Discovering Sparkle Valley
- J
- Sep 17
- 3 min read
Updated: Sep 26
What happens to the worlds we build as children when we grow up? Do they disappear — or wait for us in silence?
Sparkle Valley is a three-part animated fantasy series that takes that question seriously. At first glance, it’s a story about a doll in a magical land. But beneath the surface, it’s something much deeper: a poetic meditation on childhood, grief, imagination, and the quiet heroism of letting go.

PART ONE: Sparkle Valley
The trilogy begins with a doll named Abigail — brave, loyal, and left behind in the garden after a storm. Swept away by a river, she lands in Sparkle Valley, a surreal dreamworld made of broken toys, chalk-marked caves, and whispering winds. Her mission seems simple: find her friend and return home.
But Sparkle Valley is more than a backdrop. It’s the physical expression of Emily, the girl who once loved Abigail, and who’s now drifting into a world of phones and forgotten play. As Abigail searches, we begin to understand: the story isn’t just about rescue. It’s about survival — of memory, of belief, and of love that endures even after being boxed away.

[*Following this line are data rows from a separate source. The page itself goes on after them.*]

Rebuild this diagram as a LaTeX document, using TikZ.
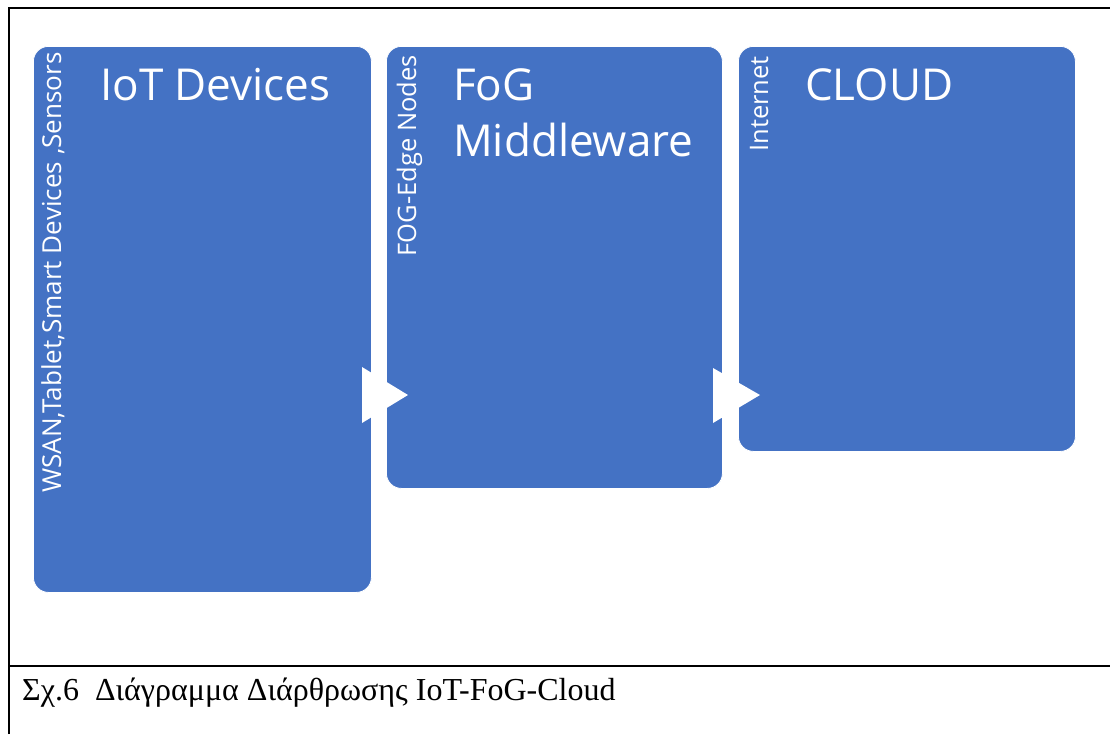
\documentclass[tikz,border=0pt]{standalone}
\usepackage{fontspec}
\setmainfont{Open Sans}
\newfontfamily\capfont{Liberation Serif}
\newfontfamily\boxfont{Open Sans}
\definecolor{offblue}{HTML}{4472C4}
\begin{document}
\begin{tikzpicture}[x=1pt,y=-1pt,
  box/.style={fill=offblue, draw=white, line width=0.8pt, rounded corners=15pt, anchor=north west, inner sep=0pt},
  title/.style={text=white, font=\boxfont\fontsize{44}{56}\selectfont, inner sep=0pt, anchor=base west},
  side/.style={text=white, font=\boxfont\fontsize{25.5}{28}\selectfont, inner sep=0pt, rotate=90, anchor=base east},
  tri/.style={fill=white},
  frame/.style={line width=2pt, black}]
\useasboundingbox (0,0) rectangle (1110,734);
% frame
\draw[frame] (9,734) -- (9,7.5) -- (1110,7.5);
\draw[frame] (9,665.5) -- (1110,665.5);
% boxes
\node[box, minimum width=338pt, minimum height=546pt] (iot) at (33,46) {};
\node[box, minimum width=336pt, minimum height=442pt] (fog) at (386,46) {};
\node[box, minimum width=337pt, minimum height=405pt] (cloud) at (738,46) {};
% arrows
\fill[tri] (362,367) -- (408,395) -- (362,423) -- cycle;
\fill[tri] (713,368) -- (760,395) -- (713,423) -- cycle;
% titles
\node[title] (t1) at (100,100) {IoT Devices};
\node[title] (t2a) at (453,100) {FoG};
\node[title] (t2b) at (453,156) {Middleware};
\node[title] (t3) at (805,100) {CLOUD};
% side texts
\node[side, font=\boxfont\fontsize{26.1}{28}\selectfont] (s1) at (61,52) {WSAN,Tablet,Smart Devices ,Sensors};
\node[side] (s2) at (416,55) {FOG-Edge Nodes};
\node[side] (s3) at (768,56) {Internet};
% caption
\node[font=\capfont\fontsize{32}{36}\selectfont, anchor=base west, inner sep=0pt] (cap) at (22,700) {Σχ.6\ \ Διάγραμμα Διάρθρωσης IoT-FoG-Cloud};
\end{tikzpicture}
\end{document}
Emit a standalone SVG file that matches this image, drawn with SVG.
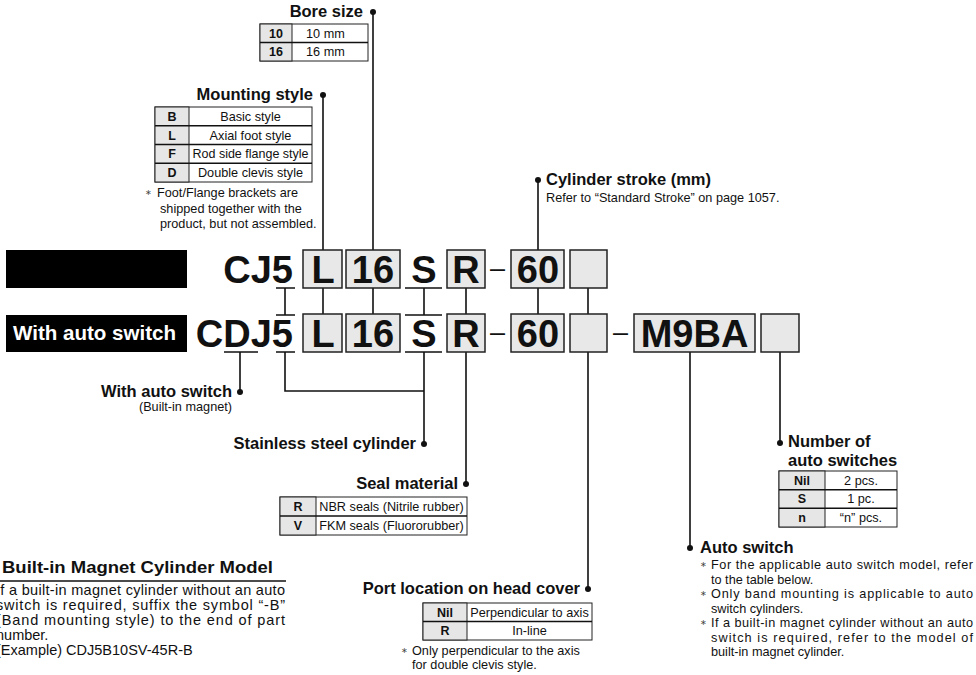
<svg xmlns="http://www.w3.org/2000/svg" width="976" height="675" viewBox="0 0 976 675">
<style>
.hd{font-family:"Liberation Sans",Arial,sans-serif;font-weight:bold;font-size:16.5px;fill:#111}
.tx{font-family:"Liberation Sans",Arial,sans-serif;font-size:12.7px;fill:#111}
.tb{font-family:"Liberation Sans",Arial,sans-serif;font-weight:bold;font-size:12.5px;fill:#111}
.p{font-family:"Liberation Sans",Arial,sans-serif;font-size:14.5px;fill:#111}
.ast{font-family:"DejaVu Sans",sans-serif;font-size:8px;fill:#444}
.big{font-family:"Liberation Sans",Arial,sans-serif;font-weight:bold;font-size:38px;fill:#111}
.dash{font-family:"Liberation Sans",Arial,sans-serif;font-size:27px;fill:#111}
.bx{fill:#e8e8e8;stroke:#222;stroke-width:1.5}
.tbl{fill:#fff;stroke:#222;stroke-width:1}
.key{fill:#e6e6e6;stroke:#222;stroke-width:1}
.ln{stroke:#111;stroke-width:1.6;fill:none}
.dot{fill:#111}
.bar{fill:#000}
.wt{font-family:"Liberation Sans",Arial,sans-serif;font-weight:bold;font-size:21px;fill:#fff}
</style>

<g id="connectors">
<path class="ln" d="M373 12V250M323 95V250M538 180V250"/>
<path class="ln" d="M323 288V314M373 288V314M466 288V314M538 288V314M588 288V314"/>
<path class="ln" d="M405 288H442M424 288V315M405 315H442"/>
<path class="ln" d="M276 288H295M285 288V315M276 315H295"/>
<path class="ln" d="M224 352H258M240 352V392"/>
<path class="ln" d="M276 352H295M285 352V391H424"/>
<path class="ln" d="M405 352H442M424 352V444"/>
<path class="ln" d="M466 352V484M588 352V589M690 352V548M780 352V443"/>
</g>

<g id="model-row1">
<rect class="bar" x="6" y="250" width="181" height="38"/>
<text class="big" x="293" y="283" text-anchor="end">CJ5</text>
<rect class="bx" x="303" y="250" width="39" height="38"/>
<text class="big" x="323" y="283" text-anchor="middle">L</text>
<rect class="bx" x="346" y="250" width="54" height="38"/>
<text class="big" x="373" y="283" text-anchor="middle">16</text>
<text class="big" x="424" y="283" text-anchor="middle">S</text>
<rect class="bx" x="447" y="250" width="38" height="38"/>
<text class="big" x="466" y="283" text-anchor="middle">R</text>
<text class="dash" x="497.5" y="276.5" text-anchor="middle">–</text>
<rect class="bx" x="511" y="250" width="53" height="38"/>
<text class="big" x="538" y="283" text-anchor="middle">60</text>
<rect class="bx" x="570" y="250" width="37" height="38"/>
</g>

<g id="model-row2">
<rect class="bar" x="6" y="315" width="181" height="37"/>
<text class="wt" x="13" y="340" textLength="163" lengthAdjust="spacingAndGlyphs">With auto switch</text>
<text class="big" x="293" y="347" text-anchor="end">CDJ5</text>
<rect class="bx" x="303" y="314" width="39" height="38"/>
<text class="big" x="323" y="347" text-anchor="middle">L</text>
<rect class="bx" x="346" y="314" width="54" height="38"/>
<text class="big" x="373" y="347" text-anchor="middle">16</text>
<text class="big" x="424" y="347" text-anchor="middle">S</text>
<rect class="bx" x="447" y="314" width="38" height="38"/>
<text class="big" x="466" y="347" text-anchor="middle">R</text>
<text class="dash" x="497.5" y="340.5" text-anchor="middle">–</text>
<rect class="bx" x="511" y="314" width="53" height="38"/>
<text class="big" x="538" y="347" text-anchor="middle">60</text>
<rect class="bx" x="570" y="314" width="37" height="38"/>
<text class="dash" x="620.5" y="340.5" text-anchor="middle">–</text>
<rect class="bx" x="634" y="314" width="121" height="38"/>
<text class="big" x="694.5" y="347" text-anchor="middle" font-size="37">M9BA</text>
<rect class="bx" x="761" y="314" width="38" height="38"/>
</g>

<g id="bore-size">
<text class="hd" x="363" y="17" text-anchor="end">Bore size</text>
<circle class="dot" cx="373" cy="12" r="3"/>
<rect class="tbl" x="260" y="24" width="108" height="37"/>
<rect class="key" x="260" y="24" width="32" height="37"/>
<path class="ln" stroke-width="1" d="M260 42.5H368"/>
<text class="tb" x="276" y="37.5" text-anchor="middle">10</text>
<text class="tb" x="276" y="56" text-anchor="middle">16</text>
<text class="tx" x="306" y="37.5">10 mm</text>
<text class="tx" x="306" y="56">16 mm</text>
</g>

<g id="mounting-style">
<text class="hd" x="313" y="100" text-anchor="end">Mounting style</text>
<circle class="dot" cx="323" cy="95" r="3"/>
<rect class="tbl" x="155" y="107" width="157" height="75"/>
<rect class="key" x="155" y="107" width="34" height="75"/>
<path class="ln" stroke-width="1" d="M155 125.75H312M155 144.5H312M155 163.25H312"/>
<text class="tb" x="172" y="120.8" text-anchor="middle">B</text>
<text class="tb" x="172" y="139.5" text-anchor="middle">L</text>
<text class="tb" x="172" y="158.3" text-anchor="middle">F</text>
<text class="tb" x="172" y="177" text-anchor="middle">D</text>
<text class="tx" x="250.5" y="120.8" text-anchor="middle">Basic style</text>
<text class="tx" x="250.5" y="139.5" text-anchor="middle">Axial foot style</text>
<text class="tx" x="250.5" y="158.3" text-anchor="middle" textLength="116" lengthAdjust="spacingAndGlyphs">Rod side flange style</text>
<text class="tx" x="250.5" y="177" text-anchor="middle">Double clevis style</text>
<text class="ast" x="145" y="195">∗</text>
<text class="tx" x="157" y="197">Foot/Flange brackets are</text>
<text class="tx" x="160" y="212.5">shipped together with the</text>
<text class="tx" x="160" y="228">product, but not assembled.</text>
</g>

<g id="cylinder-stroke">
<circle class="dot" cx="538" cy="180" r="3"/>
<text class="hd" x="546" y="185">Cylinder stroke (mm)</text>
<text class="tx" x="546" y="202">Refer to “Standard Stroke” on page 1057.</text>
</g>

<g id="with-auto-switch">
<text class="hd" x="232" y="397" text-anchor="end">With auto switch</text>
<circle class="dot" cx="240" cy="392" r="3"/>
<text class="tx" x="232" y="411" text-anchor="end">(Built-in magnet)</text>
</g>

<g id="stainless">
<text class="hd" x="416" y="449" text-anchor="end">Stainless steel cylinder</text>
<circle class="dot" cx="424" cy="444" r="3"/>
</g>

<g id="seal-material">
<text class="hd" x="458" y="489" text-anchor="end">Seal material</text>
<circle class="dot" cx="466" cy="484" r="3"/>
<rect class="tbl" x="280" y="497" width="187" height="38"/>
<rect class="key" x="280" y="497" width="36" height="38"/>
<path class="ln" stroke-width="1" d="M280 516H467"/>
<text class="tb" x="298" y="511" text-anchor="middle">R</text>
<text class="tb" x="298" y="530" text-anchor="middle">V</text>
<text class="tx" x="391.5" y="511" text-anchor="middle">NBR seals (Nitrile rubber)</text>
<text class="tx" x="391.5" y="530" text-anchor="middle">FKM seals (Fluororubber)</text>
</g>

<g id="port-location">
<text class="hd" x="580" y="594" text-anchor="end">Port location on head cover</text>
<circle class="dot" cx="588" cy="589" r="3"/>
<rect class="tbl" x="423" y="603" width="169" height="37"/>
<rect class="key" x="423" y="603" width="44" height="37"/>
<path class="ln" stroke-width="1" d="M423 621.5H592"/>
<text class="tb" x="445" y="616.5" text-anchor="middle">Nil</text>
<text class="tb" x="445" y="635" text-anchor="middle">R</text>
<text class="tx" x="529.5" y="616.5" text-anchor="middle">Perpendicular to axis</text>
<text class="tx" x="529.5" y="635" text-anchor="middle">In-line</text>
<text class="ast" x="401" y="653">∗</text>
<text class="tx" x="412" y="655">Only perpendicular to the axis</text>
<text class="tx" x="412" y="669">for double clevis style.</text>
</g>

<g id="number-of-switches">
<circle class="dot" cx="780" cy="443" r="3"/>
<text class="hd" x="788" y="447">Number of</text>
<text class="hd" x="788" y="466">auto switches</text>
<rect class="tbl" x="779" y="471" width="118" height="56"/>
<rect class="key" x="779" y="471" width="46" height="56"/>
<path class="ln" stroke-width="1" d="M779 489.7H897M779 508.3H897"/>
<text class="tb" x="802" y="484.5" text-anchor="middle">Nil</text>
<text class="tb" x="802" y="503" text-anchor="middle">S</text>
<text class="tb" x="802" y="521.7" text-anchor="middle">n</text>
<text class="tx" x="861" y="484.5" text-anchor="middle">2 pcs.</text>
<text class="tx" x="861" y="503" text-anchor="middle">1 pc.</text>
<text class="tx" x="861" y="521.7" text-anchor="middle">“n” pcs.</text>
</g>

<g id="auto-switch">
<circle class="dot" cx="690" cy="548" r="3"/>
<text class="hd" x="700" y="553">Auto switch</text>
<text class="ast" x="700" y="567">∗</text>
<text class="tx" x="711" y="569" textLength="262" lengthAdjust="spacing">For the applicable auto switch model, refer</text>
<text class="tx" x="711" y="583.5">to the table below.</text>
<text class="ast" x="700" y="596">∗</text>
<text class="tx" x="711" y="598" textLength="262" lengthAdjust="spacing">Only band mounting is applicable to auto</text>
<text class="tx" x="711" y="612.5">switch cylinders.</text>
<text class="ast" x="700" y="625">∗</text>
<text class="tx" x="711" y="627" textLength="262" lengthAdjust="spacing">If a built-in magnet cylinder without an auto</text>
<text class="tx" x="711" y="641.5" textLength="262" lengthAdjust="spacing">switch is required, refer to the model of</text>
<text class="tx" x="711" y="656">built-in magnet cylinder.</text>
</g>

<g id="built-in-magnet-note">
<text class="hd" x="2" y="573" font-size="17.5" textLength="271" lengthAdjust="spacingAndGlyphs">Built-in Magnet Cylinder Model</text>
<path class="ln" d="M0 581H286"/>
<text class="p" x="-4" y="595" textLength="289" lengthAdjust="spacing">If a built-in magnet cylinder without an auto</text>
<text class="p" x="-4" y="610" textLength="289" lengthAdjust="spacing">switch is required, suffix the symbol “-B”</text>
<text class="p" x="-4" y="625" textLength="289" lengthAdjust="spacing">(Band mounting style) to the end of part</text>
<text class="p" x="-4" y="640">number.</text>
<text class="p" x="-4" y="655">(Example) CDJ5B10SV-45R-B</text>
</g>
</svg>
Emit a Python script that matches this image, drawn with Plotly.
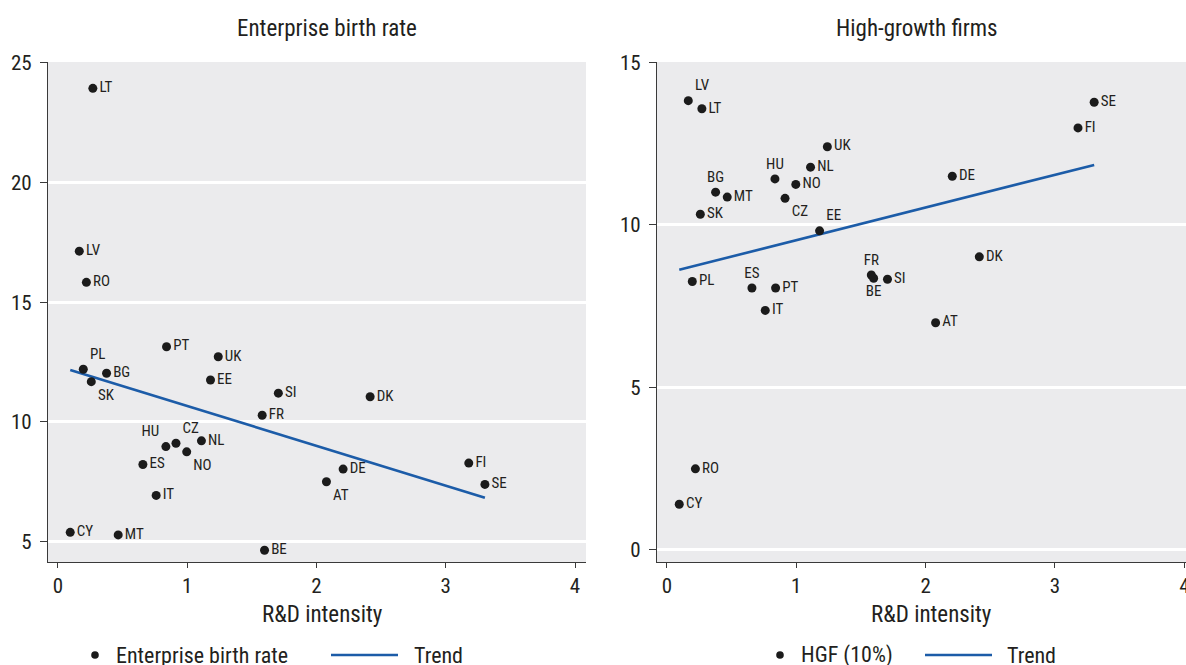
import plotly.graph_objects as go

W, H = 1186, 665
FONT = "Noto Sans Condensed, Noto Sans ExtraCondensed, Roboto Condensed, Liberation Sans, sans-serif"
INK = "#231f20"
DOT = "#1b1b1b"
TREND = "#1c5ca8"
PANEL_BG = "#ebebed"

countries = ["LT", "LV", "RO", "PL", "BG", "SK", "PT", "UK", "EE", "SI", "FR", "HU", "CZ",
             "NO", "NL", "ES", "IT", "CY", "MT", "BE", "AT", "DK", "DE", "FI", "SE"]
rd_intensity = [0.27, 0.165, 0.22, 0.196, 0.376, 0.258, 0.84, 1.24, 1.18, 1.705, 1.58, 0.835, 0.913,
                0.996, 1.11, 0.657, 0.76, 0.095, 0.466, 1.598, 2.077, 2.415, 2.206, 3.178, 3.303]
birth_rate = [23.93, 17.13, 15.83, 12.20, 12.03, 11.68, 13.14, 12.72, 11.75, 11.20, 10.28, 8.97, 9.11,
              8.75, 9.21, 8.22, 6.93, 5.39, 5.28, 4.64, 7.50, 11.05, 8.03, 8.28, 7.39]
hgf_share = [13.58, 13.83, 2.49, 8.26, 11.01, 10.33, 8.06, 12.41, 9.82, 8.33, 8.46, 11.42, 10.82,
             11.25, 11.78, 8.06, 7.37, 1.40, 10.86, 8.36, 6.99, 9.02, 11.50, 12.99, 13.78]

trend_x = [0.095, 3.303]
birth_trend = [12.17, 6.83]
hgf_trend = [8.62, 11.85]

x_ticks = [0, 1, 2, 3, 4]
birth_ticks = [5, 10, 15, 20, 25]
hgf_ticks = [0, 5, 10, 15]

MR = "middle right"
birth_label_pos = [MR, MR, MR, "top right", MR, "bottom right", MR, MR, MR, MR, MR, "top left", "top right",
                   "bottom right", MR, MR, MR, MR, MR, MR, "bottom right", MR, MR, MR, MR]
hgf_label_pos = [MR, "top right", MR, MR, "top center", MR, MR, MR, "top right", MR, "top center", "top center",
                 "bottom right", MR, MR, "top center", MR, MR, MR, "bottom center", MR, MR, MR, MR, MR]


def fx(px):
    return px / W


def fy(py):
    return 1 - py / H


fig = go.Figure()

for xa, ya, values, positions, trend in [
    ("x", "y", birth_rate, birth_label_pos, birth_trend),
    ("x2", "y2", hgf_share, hgf_label_pos, hgf_trend),
]:
    fig.add_trace(go.Scatter(
        x=trend_x, y=trend, mode="lines", xaxis=xa, yaxis=ya,
        line=dict(color=TREND, width=2.6), showlegend=False, hoverinfo="skip",
    ))
    fig.add_trace(go.Scatter(
        x=rd_intensity, y=values, mode="markers+text", xaxis=xa, yaxis=ya,
        text=countries, textposition=positions,
        textfont=dict(family=FONT, size=15, color=INK),
        marker=dict(color=DOT, size=9, line=dict(width=0)),
        cliponaxis=False, showlegend=False,
    ))

axis_common = dict(
    showline=True, linecolor="#3a3a3a", linewidth=1.2,
    ticks="outside", tickcolor="#3a3a3a", tickwidth=1.2,
    tickfont=dict(family=FONT, size=21, color=INK),
    zeroline=False, mirror=False, ticklabeloverflow="allow",
)
x_axis_style = dict(ticklen=5, showgrid=False, **axis_common)
y_axis_style = dict(ticklen=7, ticklabelstandoff=4, showgrid=True, gridcolor="white",
                    gridwidth=2.5, **axis_common)

fig.update_layout(
    width=W, height=H,
    margin=dict(l=0, r=0, t=0, b=0, autoexpand=False),
    paper_bgcolor="white", plot_bgcolor=PANEL_BG,
    showlegend=False,
    xaxis=dict(domain=[fx(48), fx(586)], range=[-0.077, 4.085], tickvals=x_ticks,
               anchor="y", **x_axis_style),
    yaxis=dict(domain=[fy(562), fy(62)], range=[4.15, 25.03], tickvals=birth_ticks,
               anchor="x", **y_axis_style),
    xaxis2=dict(domain=[fx(657), 1.0], range=[-0.077, 4.013], tickvals=x_ticks,
                anchor="y2", **x_axis_style),
    yaxis2=dict(domain=[fy(562), fy(62)], range=[-0.38, 15.02], tickvals=hgf_ticks,
                anchor="x2", **y_axis_style),
)

annotations = [
    dict(text="Enterprise birth rate", x=fx(327), y=fy(28), size=23),
    dict(text="High-growth firms", x=fx(917), y=fy(28), size=23),
    dict(text="R&D intensity", x=fx(322), y=fy(614), size=23),
    dict(text="R&D intensity", x=fx(931), y=fy(614), size=23),
]
layout_ann = []
for a in annotations:
    layout_ann.append(dict(
        text=a["text"], x=a["x"], y=a["y"], xref="paper", yref="paper",
        xanchor="center", yanchor="middle", showarrow=False,
        font=dict(family=FONT, size=a["size"], color=INK),
    ))

# legends drawn beneath each panel
legend_items = [
    (95, 114, "Enterprise birth rate", 331, 398, 412),
    (780, 799, "HGF (10%)", 925, 992, 1005),
]
shapes = []
for dot_x, txt_x, label, l0, l1, trend_txt_x in legend_items:
    ly = 655
    r = 3.8
    shapes.append(dict(type="circle", xref="paper", yref="paper",
                       x0=fx(dot_x - r), x1=fx(dot_x + r), y0=fy(ly + r), y1=fy(ly - r),
                       fillcolor=DOT, line=dict(width=0)))
    shapes.append(dict(type="line", xref="paper", yref="paper",
                       x0=fx(l0), x1=fx(l1), y0=fy(ly), y1=fy(ly),
                       line=dict(color=TREND, width=2.6)))
    layout_ann.append(dict(text=label, x=fx(txt_x), y=fy(ly), xref="paper", yref="paper",
                           xanchor="left", yanchor="middle", showarrow=False,
                           font=dict(family=FONT, size=22, color=INK)))
    layout_ann.append(dict(text="Trend", x=fx(trend_txt_x), y=fy(ly), xref="paper", yref="paper",
                           xanchor="left", yanchor="middle", showarrow=False,
                           font=dict(family=FONT, size=22, color=INK)))

fig.update_layout(annotations=layout_ann, shapes=shapes)

fig.write_html("out.html")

PART TWO: The Rise of the Troll
The second book jumps forward. Emily’s older now, and Sparkle Valley is unraveling. The Smortzle — a creature part propaganda, part shadow — rules through fear. Toys are enslaved. The valley is fractured and strange.
Abigail returns to help, but things are messier this time. Former enemies become uneasy allies. Old friends seem changed. And memory itself becomes unreliable. Is Ivana, Abigail’s rival, behind the Valley’s fall — or is she trying to save it?
This book leans into ambiguity, mistrust, and emotional complexity. A standout character, Frank Needlenose, arrives like a fever dream: part puppet, part poet, entirely unpredictable. The world becomes less about good and evil, and more about the slow erosion of belief — in others, in magic, and in yourself.
The tone shifts here — darker, more allegorical.

PART THREE: Abigail’s Quest
By the time the final book begins, Abigail has been packed away in a closet. Emily has all but forgotten her, overwhelmed by grief and change. Sparkle Valley is almost gone. A desert. A whisper. The Inzos — clawed shadows who feed on fear — have returned. And the Powder of Life, the last chance for Abigail to become real, has been stolen.
But that isn’t really the point anymore.
This book is about sacrifice. About letting go of what we want in order to give others what they need. Abigail’s journey to recover the Powder becomes a reckoning — with memory, mortality, and love. She succeeds not by becoming real, but by choosing not to. Her final act is one of quiet, selfless grace.
It’s the rare book that ends with stillness. With a goodbye. With a hope that maybe — just maybe — imagination can begin again.
Why Sparkle Valley Matters
What makes this trilogy special isn’t just the plot. It’s the emotional architecture. The Sparkle Valley books aren’t afraid of sadness. They don’t flinch at loss. They trust readers — including younger ones — to sit with the truth that not all stories end the way you want. And yet, they leave you with something luminous. Not closure exactly. But possibility.
Across three books, Sparkle Valley builds a world not out of rules, but out of feeling. Its logic is dream-logic. Its geography is emotional. And its hero — a doll animated through love — gives children (and adults) a map for how to navigate change, loss, and the strange beauty of growing up.